Our pastor, Fr. Harvey, was in front kneeling and announced to everyone that we were going to recite the Joyful, then the Sorrowful and finally the Glorious Mysteries of the rosary. I reached down into my pocket and realized that I had left my rosary at home. Embarrassed that I had left my rosary, which I had just received on my first day of RCIA the previous week, I tried my best to pray with the “original rosary” (praying the Hail
Marys with your fingers, according to Fr. Harvey.)

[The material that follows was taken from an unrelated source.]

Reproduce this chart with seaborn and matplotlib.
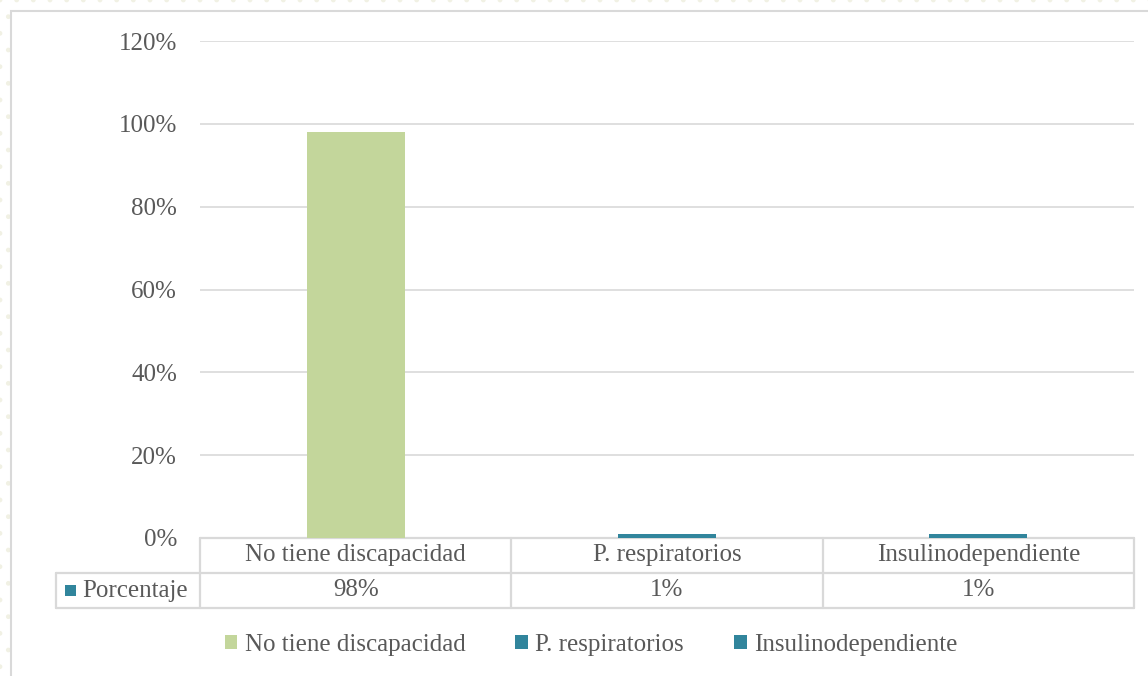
import matplotlib
matplotlib.use("Agg")
import matplotlib.pyplot as plt
import matplotlib.transforms as mtransforms
from matplotlib.patches import Rectangle
import pandas as pd
import seaborn as sns

# Data
categories = ["No tiene discapacidad", "P. respiratorios", "Insulinodependiente"]
values = [0.98, 0.01, 0.01]
value_labels = ["98%", "1%", "1%"]
series_name = "Porcentaje"
yticks = [0, 0.2, 0.4, 0.6, 0.8, 1.0, 1.2]
ytick_labels = ["0%", "20%", "40%", "60%", "80%", "100%", "120%"]
colors = ["#C3D69B", "#31859C", "#31859C"]

sns.set_theme(style="white")
plt.rcParams["font.family"] = ["Liberation Serif", "DejaVu Serif"]
TXT = "#595959"
GRID = "#D9D9D9"
FS = 18

W, H = 1148, 676
fig = plt.figure(figsize=(W / 100, H / 100), dpi=100)

# dotted page background and chart frame
bg = Rectangle((0, 0), 1, 1, transform=fig.transFigure, facecolor="white",
               edgecolor="#F1F1E4", hatch=".", linewidth=0, zorder=-10)
fig.add_artist(bg)
frame = Rectangle((11 / W, -0.01), 1.02, (H - 11) / H + 0.01, transform=fig.transFigure,
                  facecolor="white", edgecolor=GRID, linewidth=1.5, zorder=-9)
fig.add_artist(frame)

px_l, px_r, px_top, px_bot = 200, 1134, 41, 538
ax = fig.add_axes([px_l / W, (H - px_bot) / H, (px_r - px_l) / W, (px_bot - px_top) / H])
ax.set_facecolor("none")

df = pd.DataFrame({"cat": categories, "val": values})
sns.barplot(data=df, x="cat", y="val", hue="cat", palette=colors, order=categories,
            hue_order=categories, width=0.315, dodge=False, legend=False, ax=ax,
            saturation=1, linewidth=0, zorder=3)

ax.set_xlim(-0.5, len(categories) - 0.5)
ax.set_ylim(0, 1.2)
ax.set_yticks(yticks)
ax.set_yticklabels(ytick_labels, fontsize=FS, color=TXT)
ax.tick_params(axis="y", length=0, pad=16.5)
ax.set_xticks([])
ax.set_xlabel("")
ax.set_ylabel("")
for s in ax.spines.values():
    s.set_visible(False)
ax.yaxis.grid(True, color=GRID, linewidth=1.2, zorder=0)
ax.set_axisbelow(True)

# data table under the plot
trans = mtransforms.blended_transform_factory(ax.transData, ax.transAxes)
ah = px_bot - px_top
row = 35 / ah
lw = 1.6
y0, y1, y2 = 0, -row, -2 * row
left_x = mtransforms.blended_transform_factory(fig.transFigure, ax.transAxes)
n = len(categories)
ax.plot([-0.5, n - 0.5], [y0, y0], transform=trans, color=GRID, lw=lw, clip_on=False, zorder=2)
for yy in (y1, y2):
    ax.plot([56 / W, px_r / W], [yy, yy], transform=left_x, color=GRID, lw=lw, clip_on=False)
for i in range(n + 1):
    ax.plot([i - 0.5, i - 0.5], [y0, y2], transform=trans, color=GRID, lw=lw, clip_on=False)
ax.plot([56 / W, 56 / W], [y1, y2], transform=left_x, color=GRID, lw=lw, clip_on=False)

for i, (c, v) in enumerate(zip(categories, value_labels)):
    ax.text(i, (y0 + y1) / 2, c, transform=trans, ha="center", va="center",
            fontsize=FS, color=TXT)
    ax.text(i, (y1 + y2) / 2, v, transform=trans, ha="center", va="center",
            fontsize=FS, color=TXT)

# series key in the table
ax.add_patch(Rectangle((65 / W, (y1 + y2) / 2 - 5.5 / ah), 11 / W, 11 / ah, transform=left_x,
                       facecolor="#31859C", edgecolor="none", clip_on=False))
ax.text(82 / W, (y1 + y2) / 2, series_name, transform=left_x, ha="left", va="center",
        fontsize=FS, color=TXT)

# legend
handles = [Rectangle((0, 0), 1, 1, facecolor=c, edgecolor="none") for c in colors]
leg = fig.legend(handles, categories, loc="center", bbox_to_anchor=(591 / W, (H - 645) / H),
                 ncol=3, frameon=False, fontsize=FS, handlelength=0.5, handleheight=0.5,
                 handletextpad=0.3, columnspacing=2.0)
for t in leg.get_texts():
    t.set_color(TXT)

fig.savefig("out.png", dpi=100)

As I got through the Apostle’s Creed and the Our Father, one of the Felician Sisters, who was kneeling behind me thrust her hand in front of me with an extra rosary for me to use. I looked back to whisper a “thank you,” she smiled and whispered back, “Rookie.” The other Felician Sisters were smiling too and I felt that I was going to get through this Holy Hour just fine.

At the end of the Holy Hour, Fr. Harvey went forward and picked up the monstrance to make the sign of the cross. I was told by the sisters that it was the blessing of Jesus upon everyone present. There was a warm glow of love, companionship and hope present as we all walked down stairs for coffee and muffins. I thanked the sister, who loaned me the rosary and she said, “You’re welcome.” Then she put her hand on my shoulder and said “Who knows? Maybe you will be running a Holy Hour someday.” I laughed at the idea, but that was the first time another person other than myself, thought that I might have a vocation.

The reason why I wanted to share with you this story about my first Holy Hour is that Holy Hours, for me, are safe harbors of Grace in my life. I remember when 9/11 occurred and the church was full of people: scared, angry, and anxious. We had a series of Holy Hours in Sitka last year due to the devastating news of the landslide, which offered a calming hope in the midst of the chaos. Holy Hours have been moments of thanksgiving too. The Missionary Oblates of Mary Immaculate gathered for a Holy Hour the day before my ordination to the priesthood.

Right now, Bishop Edward Burns, is requesting that we in the Diocese of Juneau have a Holy Hour on the eve (Monday Night) of the upcoming election on Tuesday, Nov. 8th. We are going to have one here at St. Gregory’s, not out of anxiety or fear, but out of
trust. The same trust that the Archangel Gabriel was talking about with Our Lady, Mary, when he said to her “With God all things are possible” (Luke 1:37).

I learned that kind of trust is possible from my first Holy Hour in a small parish in Maine, and it still rings true. All we have to do is come, visit, pray and know that Jesus with Mary and all the saints are with us to the end. So, I hope, everyone has a Holy Hour; and who knows, maybe a vocation or two can be discovered along the way. It has happened and it can happen, if only we learn to trust in Jesus, simply and completely.